After they became attached to a feature film adaptation of Jo Nesbø’s hit novel The Son a few years back, the project is now moving forward as an HBO limited series with Villeneuve as director and Gyllenhaal set to star, Deadline reports. Billions producer Lenore Zion will be the showrunner, while Jonathan Nolan is on board as executive producer.

The Son is a guilt-filled crime thriller centered on a man in his early thirties who took the fall for some others and landed himself in jail, where he’s been locked up for a dozen years. When his father is murdered, he breaks out of the slammer and go after those who did the killing. Considering how much story the book covers, the creative team decided to go for this limited series route rather than a feature film. The last Nesbø adaptation to hit screens was Tomas Alfredson’s The Snowman.
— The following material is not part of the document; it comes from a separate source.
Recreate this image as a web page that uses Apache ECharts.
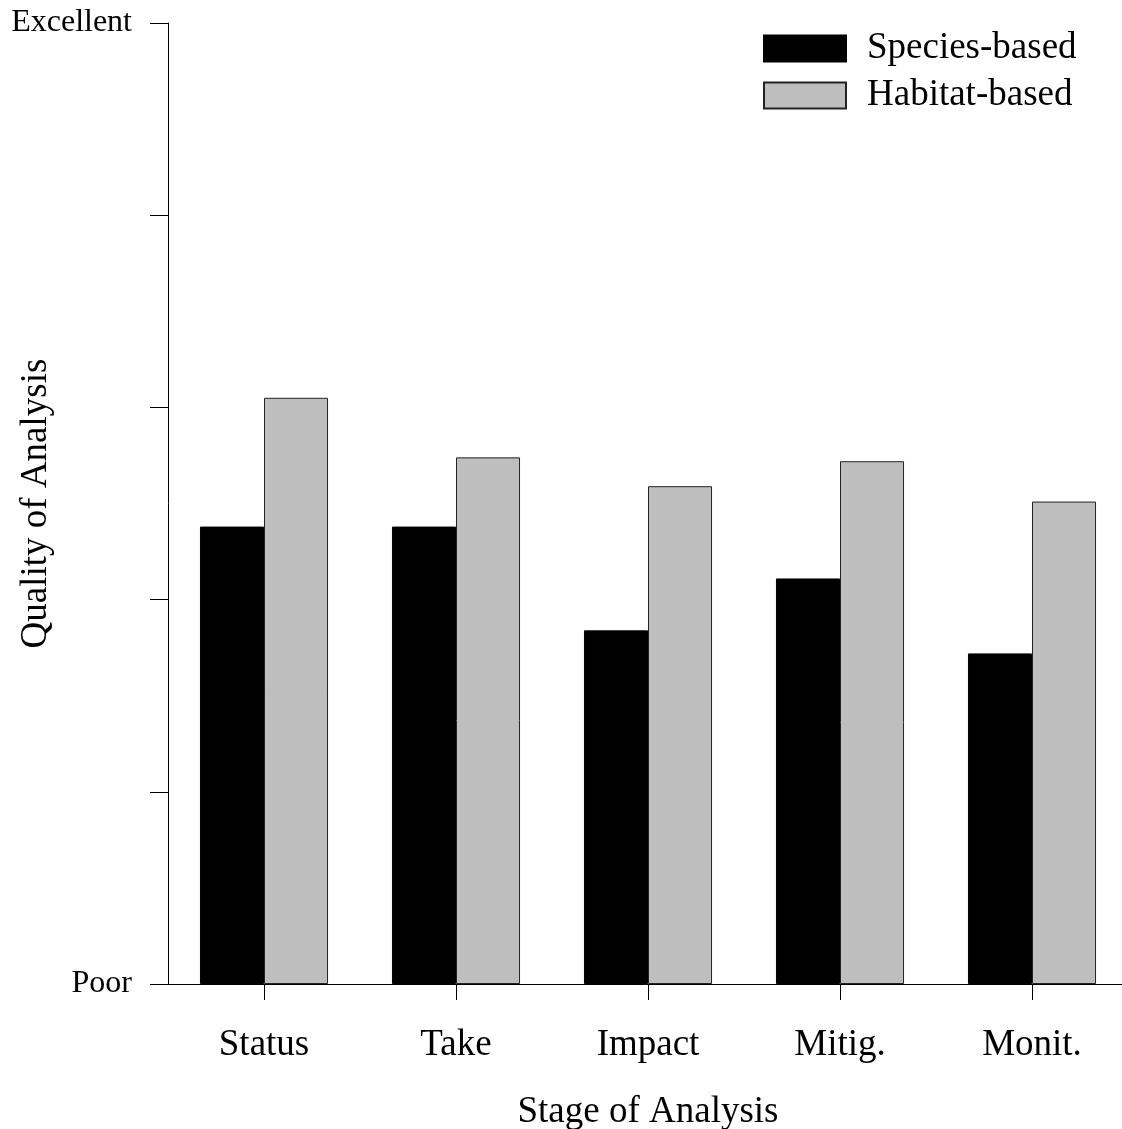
<!DOCTYPE html>
<html>
<head>
<meta charset="utf-8">
<script src="https://cdn.jsdelivr.net/npm/echarts@6/dist/echarts.min.js"></script>
<style>html,body{margin:0;padding:0;background:#fff;}#c{width:1122px;height:1129px;}</style>
</head>
<body>
<div id="c"></div>
<script>
const categories = ['Status', 'Take', 'Impact', 'Mitig.', 'Monit.'];
const speciesBased = [2.38, 2.38, 1.84, 2.11, 1.72];
const habitatBased = [3.05, 2.74, 2.59, 2.72, 2.51];
const yTickLabels = { 0: 'Poor', 5: 'Excellent' };
const seriesNames = ['Species-based', 'Habitat-based'];

const font = 'Liberation Serif, Times New Roman, serif';
const chart = echarts.init(document.getElementById('c'), null, { renderer: 'canvas' });
chart.setOption({
  backgroundColor: '#fff',
  animation: false,
  grid: { left: 168, top: 23, width: 960, height: 961, containLabel: false, outerBoundsMode: 'none' },
  legend: {
    left: 758, top: 25, orient: 'vertical',
    itemWidth: 82, itemHeight: 26, itemGap: 10,
    icon: 'rect',
    textStyle: { fontFamily: font, fontSize: 37, color: '#000', padding: [0, 0, 0, 16] },
    data: seriesNames
  },
  xAxis: {
    type: 'category', data: categories,
    name: 'Stage of Analysis', nameLocation: 'middle', nameGap: 110, nameMoveOverlap: false,
    nameTextStyle: { fontFamily: font, fontSize: 37, color: '#000' },
    axisLine: { show: true, lineStyle: { color: '#000', width: 1 } },
    axisTick: { show: true, alignWithLabel: true, length: 16, lineStyle: { color: '#000', width: 1 } },
    axisLabel: { fontFamily: font, fontSize: 37, color: '#000', margin: 43 },
    splitLine: { show: false }
  },
  yAxis: {
    type: 'value', min: 0, max: 5, interval: 1,
    name: 'Quality of Analysis', nameLocation: 'middle', nameGap: 113, nameMoveOverlap: false,
    nameTextStyle: { fontFamily: font, fontSize: 37, color: '#000' },
    axisLine: { show: true, lineStyle: { color: '#000', width: 1 } },
    axisTick: { show: true, length: 18, lineStyle: { color: '#000' } },
    axisLabel: { fontFamily: font, fontSize: 32, color: '#000', margin: 36, padding: [4, 0, 0, 0],
      formatter: v => (yTickLabels[v] !== undefined ? yTickLabels[v] : '') },
    splitLine: { show: false }
  },
  series: [
    { name: seriesNames[0], type: 'bar', data: speciesBased, barGap: '0%', barCategoryGap: '33.3%',
      itemStyle: { color: '#000', borderColor: '#000', borderWidth: 1 } },
    { name: seriesNames[1], type: 'bar', data: habitatBased,
      itemStyle: { color: '#bebebe', borderColor: '#222', borderWidth: 1 } }
  ]
});
</script>
</body>
</html>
“Jonah and Lisa are a formidable creative force and we are excited to collaborate with them again, alongside the brilliant Lenore, to adapt Jo Nesbø’s novel,” said the producers. “Denis is a master at weaving visually exquisite and unique narratives, Jake is a gifted actor and producer whose work often traverses provocative and compelling terrain, and of course, he and Denis have collaborated brilliantly in the past. We are beyond excited to see how this powerhouse team tackles this exceptional work.”

Denis Villeneuve’s next project, Dune, was recently delayed to October 1, 2021.
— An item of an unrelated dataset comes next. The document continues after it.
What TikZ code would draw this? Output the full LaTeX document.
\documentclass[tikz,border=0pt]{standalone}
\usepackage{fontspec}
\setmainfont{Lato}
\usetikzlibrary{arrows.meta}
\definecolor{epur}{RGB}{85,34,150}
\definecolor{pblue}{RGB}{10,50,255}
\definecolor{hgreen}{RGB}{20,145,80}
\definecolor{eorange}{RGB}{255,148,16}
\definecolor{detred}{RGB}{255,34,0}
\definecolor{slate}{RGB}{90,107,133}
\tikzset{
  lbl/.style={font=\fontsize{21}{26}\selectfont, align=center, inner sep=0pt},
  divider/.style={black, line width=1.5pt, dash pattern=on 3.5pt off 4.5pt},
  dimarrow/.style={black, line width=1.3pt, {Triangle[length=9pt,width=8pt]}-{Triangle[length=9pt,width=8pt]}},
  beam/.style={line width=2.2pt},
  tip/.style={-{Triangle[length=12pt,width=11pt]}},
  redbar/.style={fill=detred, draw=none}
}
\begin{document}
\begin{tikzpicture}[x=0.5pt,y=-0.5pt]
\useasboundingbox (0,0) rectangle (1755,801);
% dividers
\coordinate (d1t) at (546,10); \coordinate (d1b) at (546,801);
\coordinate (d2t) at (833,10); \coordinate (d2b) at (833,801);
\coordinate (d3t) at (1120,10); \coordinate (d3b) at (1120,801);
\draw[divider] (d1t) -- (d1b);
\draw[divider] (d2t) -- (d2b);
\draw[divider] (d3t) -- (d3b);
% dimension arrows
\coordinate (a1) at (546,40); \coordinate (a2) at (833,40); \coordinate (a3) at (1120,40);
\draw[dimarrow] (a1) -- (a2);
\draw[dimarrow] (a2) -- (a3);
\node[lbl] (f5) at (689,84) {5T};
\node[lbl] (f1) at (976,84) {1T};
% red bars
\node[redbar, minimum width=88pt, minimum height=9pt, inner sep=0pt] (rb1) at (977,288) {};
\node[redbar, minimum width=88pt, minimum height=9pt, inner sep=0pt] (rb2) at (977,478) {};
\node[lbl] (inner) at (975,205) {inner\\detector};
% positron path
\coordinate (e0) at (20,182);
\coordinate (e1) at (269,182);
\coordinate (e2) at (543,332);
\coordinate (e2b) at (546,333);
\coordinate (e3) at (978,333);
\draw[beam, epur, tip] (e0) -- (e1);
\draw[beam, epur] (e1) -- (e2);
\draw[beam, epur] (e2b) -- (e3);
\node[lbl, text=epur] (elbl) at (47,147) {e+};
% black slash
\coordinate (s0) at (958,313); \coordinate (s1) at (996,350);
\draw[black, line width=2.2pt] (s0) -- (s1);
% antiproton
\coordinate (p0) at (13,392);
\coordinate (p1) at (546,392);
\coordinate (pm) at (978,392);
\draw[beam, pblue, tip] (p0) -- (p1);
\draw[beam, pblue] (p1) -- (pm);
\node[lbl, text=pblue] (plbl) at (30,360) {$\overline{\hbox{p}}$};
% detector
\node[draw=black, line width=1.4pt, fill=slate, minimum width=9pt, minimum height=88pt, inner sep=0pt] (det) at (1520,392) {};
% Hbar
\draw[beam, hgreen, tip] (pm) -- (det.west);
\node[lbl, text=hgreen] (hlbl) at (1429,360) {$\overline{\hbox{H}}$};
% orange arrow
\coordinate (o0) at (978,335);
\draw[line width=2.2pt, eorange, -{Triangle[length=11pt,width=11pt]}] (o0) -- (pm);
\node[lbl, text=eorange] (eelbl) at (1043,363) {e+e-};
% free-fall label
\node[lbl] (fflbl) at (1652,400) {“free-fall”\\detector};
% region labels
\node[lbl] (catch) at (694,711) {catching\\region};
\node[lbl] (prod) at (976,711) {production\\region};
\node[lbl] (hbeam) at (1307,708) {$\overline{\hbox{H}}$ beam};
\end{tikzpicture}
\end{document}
Read the book synopsis for The Son below.

The author of the best-selling Harry Hole series now gives us an electrifying stand-alone novel set inside Oslo’s maze of especially venal, high-level corruption.

Sonny Lofthus is a strangely charismatic and complacent young man. Sonny’s been in prison for a dozen years, nearly half his life. The inmates who seek out his uncanny abilities to soothe leave his cell feeling absolved. They don’t know or care that Sonny has a serious heroin habit—or where or how he gets his uninterrupted supply of the drug. Or that he’s serving time for other peoples’ crimes.

Sonny took the first steps toward addiction when his father took his own life rather than face exposure as a corrupt cop. Now Sonny is the seemingly malleable center of a whole infrastructure of corruption: prison staff, police, lawyers, a desperate priest—all of them focused on keeping him high and in jail. And all of them under the thumb of the Twin, Oslo’s crime overlord. As long as Sonny gets his dope, he’s happy to play the criminal and the prison’s in-house savior.

But when he learns a stunning, long-hidden secret concerning his father, he makes a brilliantly executed escape from prison—and from the person he’d let himself become—and begins hunting down those responsible for the crimes against him . . . The darkly looming question is: Who will get to him first—the criminals or the cops?